De lo dicho, que no es divagar ni decir nada a
humo de pajas, se deduce multitud de corolarios que vienen muy al propósito de
que se trata.
Sin duda la mujer vale tanto o más que el
hombre; pero radicalmente, no sólo en su forma corpórea sino en su esencia y en
su espíritu difiere del hombre. La mujer es el complemento del hombre, así como
el hombre es el complemento de la mujer: pero sería complemento soso y hasta
argüiría pobreza de invención en la mente creadora el hacer del complemento
algo igual en prendas, calidades y aptitudes, a lo complementado, salvo la
diversidad de ciertos aparatos u órganos. Nada de eso. Las mujeres y los
hombres se completan y forman el género humano, no por ser iguales, sino por
ser distintos en todo.

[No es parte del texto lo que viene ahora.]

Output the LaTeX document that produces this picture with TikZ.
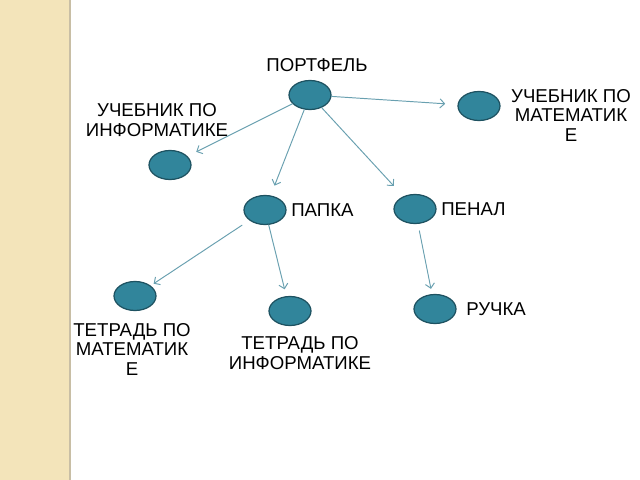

Sostener su identidad me parece herejía, blasfemia e
ingratitud para con Dios, y ofensa
gratuita que hacen, tal vez sin caer en ello, los hombres a todas las mujeres y
particularmente a las sabias. No comprendo cómo no se enoja la mujer sabia
cuando sabe que pretenden convertirla en académica de número.
Esto es querer neutralizarla
o querer jubilarla de
mujer. Esto es querer hacer de ella un fenómeno raro.
Y si no, seamos lógicos.
Yo convengo en que la mujer es o puede ser
poetisa, filósofa, matemática, política, naturalista e historiadora, tan
bien o mejor que el hombre. Pues entonces no se pida que entre en cada
Academia una mujer, sino que, habiendo, como hay, en cada Academia, 36 sillones
para caballeros, haya también 36 sillones para señoras. Esto es lo que exigen
la equidad y la conveniencia.»
[El texto pertenece a la edición en español de Librería de Fernando Fe, 1891, pp. 5-16.]